RECORDED DATA start
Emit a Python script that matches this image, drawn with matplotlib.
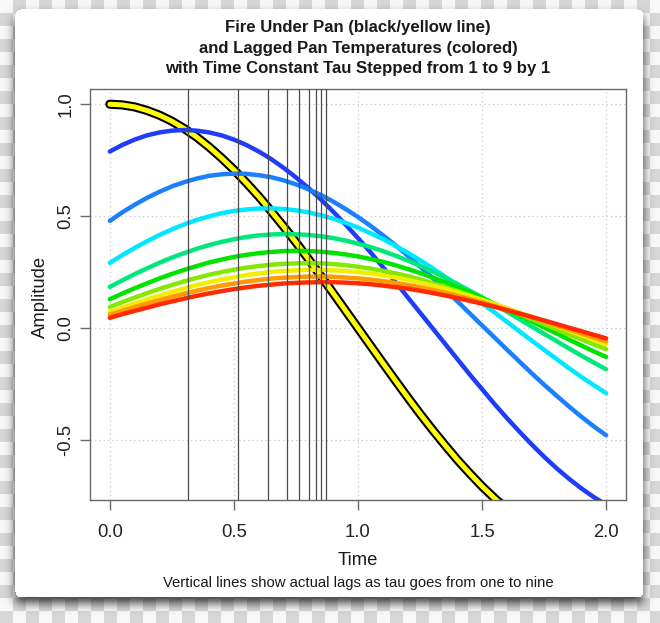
import numpy as np
import matplotlib
matplotlib.use("Agg")
import matplotlib.pyplot as plt

plt.rcParams['font.family'] = ['Liberation Sans', 'DejaVu Sans']

# ---------------- data ----------------
time = [0.00, 0.05, 0.10, 0.15, 0.20, 0.25, 0.30, 0.35, 0.40, 0.45, 0.50,
        0.55, 0.60, 0.65, 0.70, 0.75, 0.80, 0.85, 0.90, 0.95, 1.00,
        1.05, 1.10, 1.15, 1.20, 1.25, 1.30, 1.35, 1.40, 1.45, 1.50,
        1.55, 1.60, 1.65, 1.70, 1.75, 1.80, 1.85, 1.90, 1.95, 2.00]

fire = [1.000, 0.997, 0.988, 0.972, 0.951, 0.924, 0.891, 0.853, 0.809, 0.760, 0.707,
        0.649, 0.588, 0.522, 0.454, 0.383, 0.309, 0.233, 0.156, 0.078, 0.000,
        -0.078, -0.156, -0.233, -0.309, -0.383, -0.454, -0.522, -0.588, -0.649, -0.707,
        -0.760, -0.809, -0.853, -0.891, -0.924, -0.951, -0.972, -0.988, -0.997, -1.000]

pan_tau1 = [0.789, 0.818, 0.842, 0.861, 0.874, 0.882, 0.885, 0.882, 0.874, 0.861, 0.842,
            0.818, 0.789, 0.755, 0.716, 0.673, 0.626, 0.575, 0.520, 0.462, 0.402,
            0.339, 0.273, 0.207, 0.138, 0.069, 0.000, -0.069, -0.138, -0.207, -0.273,
            -0.339, -0.402, -0.462, -0.520, -0.575, -0.626, -0.673, -0.716, -0.755, -0.789]
pan_tau2 = [0.479, 0.517, 0.551, 0.582, 0.609, 0.633, 0.652, 0.668, 0.680, 0.687, 0.690,
            0.689, 0.683, 0.674, 0.660, 0.642, 0.620, 0.595, 0.565, 0.532, 0.496,
            0.457, 0.415, 0.371, 0.324, 0.275, 0.225, 0.173, 0.120, 0.066, 0.012,
            -0.042, -0.096, -0.149, -0.202, -0.253, -0.302, -0.350, -0.396, -0.439, -0.479]
pan_tau3 = [0.291, 0.326, 0.358, 0.388, 0.416, 0.441, 0.463, 0.483, 0.499, 0.513, 0.523,
            0.530, 0.534, 0.535, 0.532, 0.526, 0.517, 0.504, 0.489, 0.470, 0.449,
            0.424, 0.398, 0.368, 0.337, 0.303, 0.268, 0.230, 0.192, 0.152, 0.111,
            0.070, 0.028, -0.014, -0.056, -0.097, -0.138, -0.179, -0.218, -0.255, -0.291]
pan_tau4 = [0.184, 0.213, 0.241, 0.267, 0.292, 0.315, 0.335, 0.354, 0.371, 0.385, 0.397,
            0.407, 0.414, 0.418, 0.420, 0.419, 0.416, 0.410, 0.402, 0.391, 0.377,
            0.362, 0.344, 0.324, 0.302, 0.278, 0.253, 0.226, 0.197, 0.167, 0.137,
            0.105, 0.073, 0.040, 0.007, -0.026, -0.058, -0.091, -0.123, -0.154, -0.184]
pan_tau5 = [0.129, 0.154, 0.178, 0.200, 0.222, 0.242, 0.260, 0.277, 0.293, 0.306, 0.318,
            0.327, 0.335, 0.340, 0.344, 0.345, 0.344, 0.341, 0.336, 0.329, 0.320,
            0.309, 0.296, 0.281, 0.264, 0.246, 0.226, 0.205, 0.183, 0.159, 0.135,
            0.109, 0.083, 0.057, 0.030, 0.003, -0.024, -0.051, -0.078, -0.104, -0.129]
pan_tau6 = [0.094, 0.116, 0.136, 0.156, 0.175, 0.192, 0.209, 0.224, 0.238, 0.250, 0.261,
            0.270, 0.277, 0.283, 0.287, 0.289, 0.290, 0.289, 0.286, 0.281, 0.274,
            0.266, 0.256, 0.245, 0.232, 0.217, 0.201, 0.184, 0.166, 0.147, 0.127,
            0.106, 0.085, 0.063, 0.040, 0.018, -0.005, -0.028, -0.050, -0.073, -0.094]
pan_tau7 = [0.072, 0.091, 0.110, 0.128, 0.145, 0.162, 0.177, 0.192, 0.205, 0.217, 0.227,
            0.237, 0.244, 0.251, 0.255, 0.258, 0.260, 0.260, 0.258, 0.255, 0.250,
            0.244, 0.236, 0.226, 0.216, 0.203, 0.190, 0.176, 0.160, 0.143, 0.126,
            0.108, 0.089, 0.069, 0.050, 0.029, 0.009, -0.011, -0.032, -0.052, -0.072]
pan_tau8 = [0.060, 0.077, 0.094, 0.110, 0.125, 0.140, 0.154, 0.167, 0.179, 0.190, 0.199,
            0.208, 0.215, 0.221, 0.225, 0.228, 0.230, 0.230, 0.229, 0.226, 0.222,
            0.217, 0.210, 0.202, 0.193, 0.182, 0.171, 0.158, 0.145, 0.130, 0.115,
            0.099, 0.082, 0.065, 0.048, 0.030, 0.012, -0.006, -0.024, -0.042, -0.060]
pan_tau9 = [0.046, 0.062, 0.077, 0.091, 0.106, 0.119, 0.132, 0.144, 0.155, 0.165, 0.174,
            0.182, 0.189, 0.194, 0.199, 0.202, 0.204, 0.205, 0.205, 0.203, 0.200,
            0.196, 0.190, 0.183, 0.176, 0.167, 0.157, 0.146, 0.134, 0.122, 0.109,
            0.095, 0.080, 0.065, 0.050, 0.034, 0.018, 0.002, -0.014, -0.030, -0.046]

lags = [0.316, 0.518, 0.638, 0.713, 0.764, 0.801, 0.831, 0.852, 0.870]

tau_colors = ['#1f3cf8', '#1a80ff', '#00e8ff', '#00e87c', '#00e400',
              '#84e800', '#f2ee00', '#ff9a00', '#ff2a00']

x_ticks = [0.0, 0.5, 1.0, 1.5, 2.0]
x_tick_labels = ['0.0', '0.5', '1.0', '1.5', '2.0']
y_ticks = [-0.5, 0.0, 0.5, 1.0]
y_tick_labels = ['-0.5', '0.0', '0.5', '1.0']

title_lines = ['Fire Under Pan (black/yellow line)',
               'and Lagged Pan Temperatures (colored)',
               'with Time Constant Tau Stepped from 1 to 9 by 1']
subtitle = 'Vertical lines show actual lags as tau goes from one to nine'

# ---------------- figure ----------------
W, H = 660, 623
fig = plt.figure(figsize=(W / 100, H / 100), dpi=100)

# background: checkerboard + card with soft shadow
yy, xx = np.mgrid[0:H, 0:W]
sq = 13
checker = ((xx // sq + yy // sq) % 2).astype(float)
img = np.where(checker > 0, 0.84, 0.97)

cx0, cx1, cy0, cy1, rad = 15, 643, 9, 597, 6


def rounded_mask(x0, x1, y0, y1, r, dy=0):
    y0, y1 = y0 + dy, y1 + dy
    m = (xx >= x0) & (xx < x1) & (yy >= y0) & (yy < y1)
    for (ccx, ccy) in [(x0 + r, y0 + r), (x1 - r, y0 + r), (x0 + r, y1 - r), (x1 - r, y1 - r)]:
        corner = (np.abs(xx - ccx) <= r) & (np.abs(yy - ccy) <= r)
        inside_box = ((xx < x0 + r) | (xx >= x1 - r)) & ((yy < y0 + r) | (yy >= y1 - r))
        far = (xx - ccx) ** 2 + (yy - ccy) ** 2 > r * r
        m &= ~(corner & inside_box & far)
    return m.astype(float)


shadow = rounded_mask(cx0, cx1, cy0, cy1, rad, dy=6)
sig = 5.0
R = 15
k = np.exp(-0.5 * (np.arange(-R, R + 1) / sig) ** 2)
k /= k.sum()
pad = np.pad(shadow, R, mode='constant')
tmp = np.zeros_like(pad)
for i, w in enumerate(k):
    tmp += w * np.roll(pad, i - R, axis=1)
tmp2 = np.zeros_like(pad)
for i, w in enumerate(k):
    tmp2 += w * np.roll(tmp, i - R, axis=0)
shadow = tmp2[R:-R, R:-R]
img = img * (1 - 0.75 * shadow)
card = rounded_mask(cx0, cx1, cy0, cy1, rad)
img = np.where(card > 0, 1.0, img)

bg = fig.add_axes([0, 0, 1, 1], zorder=-10)
bg.imshow(img, cmap='gray', vmin=0, vmax=1, extent=[0, W, H, 0],
          aspect='auto', interpolation='nearest')
bg.set_xlim(0, W)
bg.set_ylim(H, 0)
bg.axis('off')

# main plot
ax = fig.add_axes([90 / W, 1 - 500 / H, 536 / W, 411 / H])
ax.set_facecolor('white')
ax.set_xlim(-0.08, 2.08)
ax.set_ylim(-0.768, 1.068)

ax.set_xticks(x_ticks)
ax.set_xticklabels(x_tick_labels)
ax.set_yticks(y_ticks)
ax.set_yticklabels(y_tick_labels, rotation=90, va='center')

ax.grid(True, color='#c8c8c8', linestyle=(0, (1, 2.5)), linewidth=0.9, zorder=0)
ax.set_axisbelow(True)

# fire line: black outline, yellow core
ax.plot(time, fire, color='black', lw=6.6, solid_capstyle='round', zorder=2)
ax.plot(time, fire, color='#ffff00', lw=3.6, solid_capstyle='round', zorder=2.1)

pans = [pan_tau1, pan_tau2, pan_tau3, pan_tau4, pan_tau5,
        pan_tau6, pan_tau7, pan_tau8, pan_tau9]
for i, (vals, col) in enumerate(zip(pans, tau_colors)):
    ax.plot(time, vals, color=col, lw=3.2, solid_capstyle='round', zorder=3 + i * 0.01)

for lg in lags:
    ax.axvline(lg, color='#4a4a4a', lw=0.9, zorder=4)

for sp in ax.spines.values():
    sp.set_color('#6a6a6a')
    sp.set_linewidth(1.0)

ax.tick_params(axis='both', direction='out', length=7.2, width=1.0, color='#6a6a6a',
               labelsize=13.3, labelcolor='#222222')
ax.tick_params(axis='x', pad=10.0)
ax.tick_params(axis='y', pad=4.0)

fs_title = 12.1
for line, yb in zip(title_lines, [32.3, 53.3, 73.3]):
    fig.text(358 / W, 1 - yb / H, line, ha='center', va='baseline',
             fontsize=fs_title, fontweight='bold', color='#1a1a1a')

fig.text(358 / W, 1 - 565 / H, 'Time', ha='center', va='baseline',
         fontsize=13.3, color='#1a1a1a')
fig.text(40 / W, 1 - 296.7 / H, 'Amplitude', ha='center', va='center',
         rotation=90, fontsize=13.3, color='#1a1a1a')
fig.text(358 / W, 1 - 587.3 / H, subtitle, ha='center', va='baseline',
         fontsize=10.7, color='#1a1a1a')

fig.savefig('out.png', dpi=100)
RECORDED DATA end
▸ EXERCISE DIRECTIONS
Check every line for "matplotlib" and show the ones that have it.

▸ WRITTEN SOLUTION
Emit a Python script that matches this image, drawn with matplotlib.
import matplotlib
matplotlib.use("Agg")
import matplotlib.pyplot as plt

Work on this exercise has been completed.